=== WHAT THIS TASK INVOLVES ===
Leave out the images and repeat the listing below without a single change.

=== COLLECTED MATERIAL ===
--------------------

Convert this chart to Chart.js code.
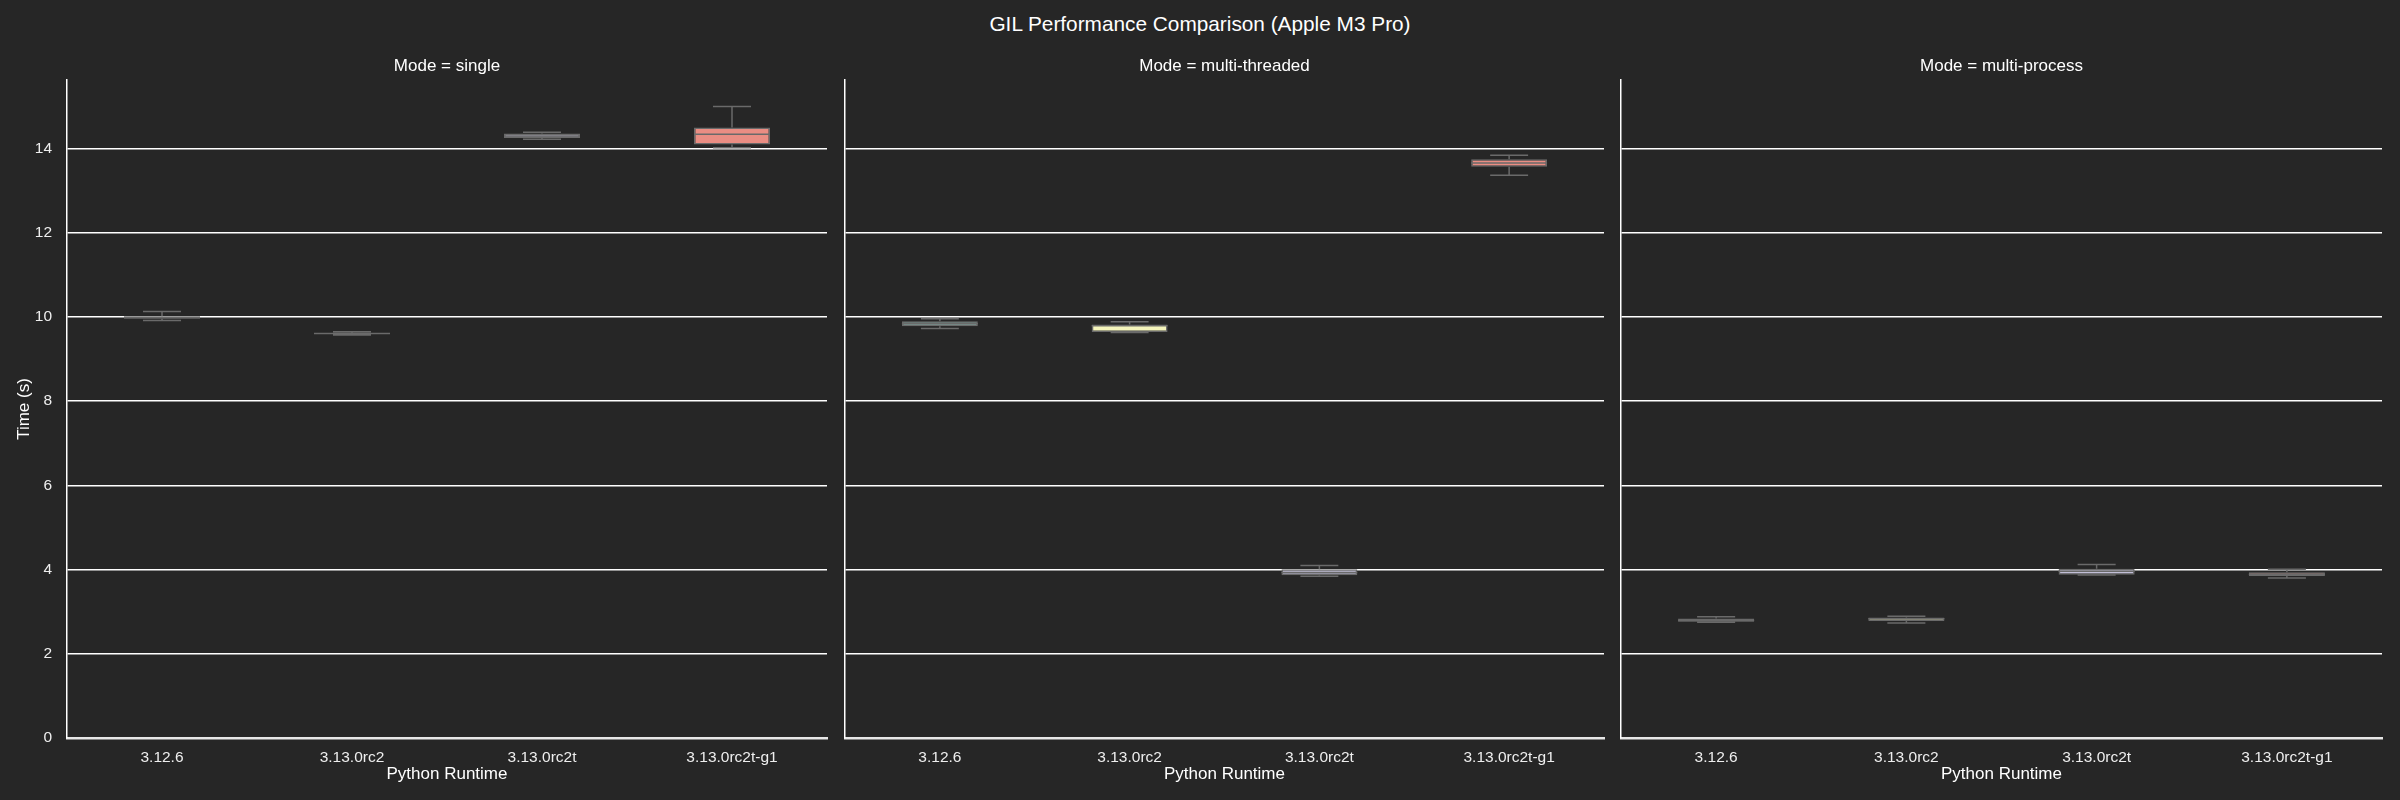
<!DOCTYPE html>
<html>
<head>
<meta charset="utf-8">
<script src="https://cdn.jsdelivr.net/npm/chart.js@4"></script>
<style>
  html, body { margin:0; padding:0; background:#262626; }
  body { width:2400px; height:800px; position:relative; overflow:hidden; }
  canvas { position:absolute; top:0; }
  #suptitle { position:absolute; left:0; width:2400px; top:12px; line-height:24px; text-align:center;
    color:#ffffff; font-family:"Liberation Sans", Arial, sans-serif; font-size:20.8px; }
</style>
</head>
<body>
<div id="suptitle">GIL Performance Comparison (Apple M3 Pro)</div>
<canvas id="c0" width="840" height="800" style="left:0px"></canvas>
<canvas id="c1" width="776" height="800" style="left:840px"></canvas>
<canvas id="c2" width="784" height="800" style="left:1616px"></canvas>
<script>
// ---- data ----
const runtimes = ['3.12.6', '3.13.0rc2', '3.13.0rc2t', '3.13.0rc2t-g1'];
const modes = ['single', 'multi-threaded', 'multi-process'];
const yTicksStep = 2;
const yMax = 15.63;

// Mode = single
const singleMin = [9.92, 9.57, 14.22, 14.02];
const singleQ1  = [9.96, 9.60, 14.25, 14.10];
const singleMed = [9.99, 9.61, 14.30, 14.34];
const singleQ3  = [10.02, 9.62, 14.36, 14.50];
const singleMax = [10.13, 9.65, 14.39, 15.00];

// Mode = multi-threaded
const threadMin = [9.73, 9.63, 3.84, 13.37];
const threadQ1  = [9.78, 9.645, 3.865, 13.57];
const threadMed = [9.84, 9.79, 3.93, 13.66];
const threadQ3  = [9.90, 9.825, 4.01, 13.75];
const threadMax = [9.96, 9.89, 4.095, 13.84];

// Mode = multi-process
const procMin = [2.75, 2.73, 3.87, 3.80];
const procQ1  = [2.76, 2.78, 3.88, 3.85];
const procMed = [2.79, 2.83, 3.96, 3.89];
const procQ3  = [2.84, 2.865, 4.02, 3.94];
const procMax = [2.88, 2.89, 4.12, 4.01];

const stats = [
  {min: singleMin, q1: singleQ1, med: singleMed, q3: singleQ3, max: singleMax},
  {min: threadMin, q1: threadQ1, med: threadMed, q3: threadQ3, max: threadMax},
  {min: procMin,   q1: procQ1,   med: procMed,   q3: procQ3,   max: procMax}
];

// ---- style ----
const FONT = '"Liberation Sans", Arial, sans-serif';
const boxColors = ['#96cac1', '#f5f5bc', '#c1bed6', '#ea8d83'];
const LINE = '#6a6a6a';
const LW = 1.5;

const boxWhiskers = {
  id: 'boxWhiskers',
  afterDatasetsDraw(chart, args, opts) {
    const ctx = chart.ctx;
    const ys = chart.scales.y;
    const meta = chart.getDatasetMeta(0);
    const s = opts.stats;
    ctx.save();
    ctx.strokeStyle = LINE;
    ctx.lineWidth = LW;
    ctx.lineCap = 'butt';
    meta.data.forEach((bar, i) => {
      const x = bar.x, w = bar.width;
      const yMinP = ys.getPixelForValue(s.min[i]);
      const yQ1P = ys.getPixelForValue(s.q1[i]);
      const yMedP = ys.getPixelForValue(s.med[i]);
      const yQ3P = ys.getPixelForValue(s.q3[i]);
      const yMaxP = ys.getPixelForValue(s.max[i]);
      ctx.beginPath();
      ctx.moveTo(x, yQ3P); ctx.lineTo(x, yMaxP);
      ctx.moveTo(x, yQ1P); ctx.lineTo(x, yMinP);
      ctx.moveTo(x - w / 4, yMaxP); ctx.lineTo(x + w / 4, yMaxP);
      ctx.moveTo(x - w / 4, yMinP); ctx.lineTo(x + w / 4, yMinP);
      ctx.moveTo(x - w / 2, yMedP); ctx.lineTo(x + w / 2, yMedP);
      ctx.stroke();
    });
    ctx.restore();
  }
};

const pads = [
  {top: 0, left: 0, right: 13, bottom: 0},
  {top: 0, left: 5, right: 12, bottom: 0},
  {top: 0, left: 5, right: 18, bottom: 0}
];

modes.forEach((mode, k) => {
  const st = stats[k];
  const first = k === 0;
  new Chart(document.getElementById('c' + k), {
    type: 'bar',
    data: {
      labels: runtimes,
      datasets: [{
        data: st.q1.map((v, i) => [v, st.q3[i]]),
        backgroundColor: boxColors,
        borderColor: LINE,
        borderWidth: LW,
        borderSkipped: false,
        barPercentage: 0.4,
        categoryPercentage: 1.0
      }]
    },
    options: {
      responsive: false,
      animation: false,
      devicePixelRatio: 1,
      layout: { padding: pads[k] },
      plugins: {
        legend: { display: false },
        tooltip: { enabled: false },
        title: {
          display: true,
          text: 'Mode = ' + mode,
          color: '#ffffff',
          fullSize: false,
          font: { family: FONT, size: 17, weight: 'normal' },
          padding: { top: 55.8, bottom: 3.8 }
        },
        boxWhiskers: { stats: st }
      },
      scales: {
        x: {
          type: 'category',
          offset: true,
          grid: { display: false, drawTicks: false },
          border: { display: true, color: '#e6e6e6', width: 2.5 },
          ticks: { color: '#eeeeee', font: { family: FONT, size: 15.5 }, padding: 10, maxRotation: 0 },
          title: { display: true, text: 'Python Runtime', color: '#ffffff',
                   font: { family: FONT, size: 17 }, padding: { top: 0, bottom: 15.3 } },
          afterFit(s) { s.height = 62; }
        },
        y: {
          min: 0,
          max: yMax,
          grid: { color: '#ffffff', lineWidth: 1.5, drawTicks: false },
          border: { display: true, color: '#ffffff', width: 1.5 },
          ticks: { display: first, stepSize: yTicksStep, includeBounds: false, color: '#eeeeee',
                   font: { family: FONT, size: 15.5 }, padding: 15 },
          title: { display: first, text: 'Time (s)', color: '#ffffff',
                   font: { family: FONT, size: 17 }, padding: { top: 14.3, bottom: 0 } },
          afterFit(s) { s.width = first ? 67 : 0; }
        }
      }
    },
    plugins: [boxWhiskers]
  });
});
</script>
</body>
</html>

--------------------

=== THE COMPLETED TASK ===
Convert this chart to Chart.js code.
<!DOCTYPE html>
<html>
<head>
<meta charset="utf-8">
<script src="https://cdn.jsdelivr.net/npm/chart.js@4"></script>
<style>
  html, body { margin:0; padding:0; background:#262626; }
  body { width:2400px; height:800px; position:relative; overflow:hidden; }
  canvas { position:absolute; top:0; }
  #suptitle { position:absolute; left:0; width:2400px; top:12px; line-height:24px; text-align:center;
    color:#ffffff; font-family:"Liberation Sans", Arial, sans-serif; font-size:20.8px; }
</style>
</head>
<body>
<div id="suptitle">GIL Performance Comparison (Apple M3 Pro)</div>
<canvas id="c0" width="840" height="800" style="left:0px"></canvas>
<canvas id="c1" width="776" height="800" style="left:840px"></canvas>
<canvas id="c2" width="784" height="800" style="left:1616px"></canvas>
<script>
// ---- data ----
const runtimes = ['3.12.6', '3.13.0rc2', '3.13.0rc2t', '3.13.0rc2t-g1'];
const modes = ['single', 'multi-threaded', 'multi-process'];
const yTicksStep = 2;
const yMax = 15.63;

// Mode = single
const singleMin = [9.92, 9.57, 14.22, 14.02];
const singleQ1  = [9.96, 9.60, 14.25, 14.10];
const singleMed = [9.99, 9.61, 14.30, 14.34];
const singleQ3  = [10.02, 9.62, 14.36, 14.50];
const singleMax = [10.13, 9.65, 14.39, 15.00];

// Mode = multi-threaded
const threadMin = [9.73, 9.63, 3.84, 13.37];
const threadQ1  = [9.78, 9.645, 3.865, 13.57];
const threadMed = [9.84, 9.79, 3.93, 13.66];
const threadQ3  = [9.90, 9.825, 4.01, 13.75];
const threadMax = [9.96, 9.89, 4.095, 13.84];

// Mode = multi-process
const procMin = [2.75, 2.73, 3.87, 3.80];
const procQ1  = [2.76, 2.78, 3.88, 3.85];
const procMed = [2.79, 2.83, 3.96, 3.89];
const procQ3  = [2.84, 2.865, 4.02, 3.94];
const procMax = [2.88, 2.89, 4.12, 4.01];

const stats = [
  {min: singleMin, q1: singleQ1, med: singleMed, q3: singleQ3, max: singleMax},
  {min: threadMin, q1: threadQ1, med: threadMed, q3: threadQ3, max: threadMax},
  {min: procMin,   q1: procQ1,   med: procMed,   q3: procQ3,   max: procMax}
];

// ---- style ----
const FONT = '"Liberation Sans", Arial, sans-serif';
const boxColors = ['#96cac1', '#f5f5bc', '#c1bed6', '#ea8d83'];
const LINE = '#6a6a6a';
const LW = 1.5;

const boxWhiskers = {
  id: 'boxWhiskers',
  afterDatasetsDraw(chart, args, opts) {
    const ctx = chart.ctx;
    const ys = chart.scales.y;
    const meta = chart.getDatasetMeta(0);
    const s = opts.stats;
    ctx.save();
    ctx.strokeStyle = LINE;
    ctx.lineWidth = LW;
    ctx.lineCap = 'butt';
    meta.data.forEach((bar, i) => {
      const x = bar.x, w = bar.width;
      const yMinP = ys.getPixelForValue(s.min[i]);
      const yQ1P = ys.getPixelForValue(s.q1[i]);
      const yMedP = ys.getPixelForValue(s.med[i]);
      const yQ3P = ys.getPixelForValue(s.q3[i]);
      const yMaxP = ys.getPixelForValue(s.max[i]);
      ctx.beginPath();
      ctx.moveTo(x, yQ3P); ctx.lineTo(x, yMaxP);
      ctx.moveTo(x, yQ1P); ctx.lineTo(x, yMinP);
      ctx.moveTo(x - w / 4, yMaxP); ctx.lineTo(x + w / 4, yMaxP);
      ctx.moveTo(x - w / 4, yMinP); ctx.lineTo(x + w / 4, yMinP);
      ctx.moveTo(x - w / 2, yMedP); ctx.lineTo(x + w / 2, yMedP);
      ctx.stroke();
    });
    ctx.restore();
  }
};

const pads = [
  {top: 0, left: 0, right: 13, bottom: 0},
  {top: 0, left: 5, right: 12, bottom: 0},
  {top: 0, left: 5, right: 18, bottom: 0}
];

modes.forEach((mode, k) => {
  const st = stats[k];
  const first = k === 0;
  new Chart(document.getElementById('c' + k), {
    type: 'bar',
    data: {
      labels: runtimes,
      datasets: [{
        data: st.q1.map((v, i) => [v, st.q3[i]]),
        backgroundColor: boxColors,
        borderColor: LINE,
        borderWidth: LW,
        borderSkipped: false,
        barPercentage: 0.4,
        categoryPercentage: 1.0
      }]
    },
    options: {
      responsive: false,
      animation: false,
      devicePixelRatio: 1,
      layout: { padding: pads[k] },
      plugins: {
        legend: { display: false },
        tooltip: { enabled: false },
        title: {
          display: true,
          text: 'Mode = ' + mode,
          color: '#ffffff',
          fullSize: false,
          font: { family: FONT, size: 17, weight: 'normal' },
          padding: { top: 55.8, bottom: 3.8 }
        },
        boxWhiskers: { stats: st }
      },
      scales: {
        x: {
          type: 'category',
          offset: true,
          grid: { display: false, drawTicks: false },
          border: { display: true, color: '#e6e6e6', width: 2.5 },
          ticks: { color: '#eeeeee', font: { family: FONT, size: 15.5 }, padding: 10, maxRotation: 0 },
          title: { display: true, text: 'Python Runtime', color: '#ffffff',
                   font: { family: FONT, size: 17 }, padding: { top: 0, bottom: 15.3 } },
          afterFit(s) { s.height = 62; }
        },
        y: {
          min: 0,
          max: yMax,
          grid: { color: '#ffffff', lineWidth: 1.5, drawTicks: false },
          border: { display: true, color: '#ffffff', width: 1.5 },
          ticks: { display: first, stepSize: yTicksStep, includeBounds: false, color: '#eeeeee',
                   font: { family: FONT, size: 15.5 }, padding: 15 },
          title: { display: first, text: 'Time (s)', color: '#ffffff',
                   font: { family: FONT, size: 17 }, padding: { top: 14.3, bottom: 0 } },
          afterFit(s) { s.width = first ? 67 : 0; }
        }
      }
    },
    plugins: [boxWhiskers]
  });
});
</script>
</body>
</html>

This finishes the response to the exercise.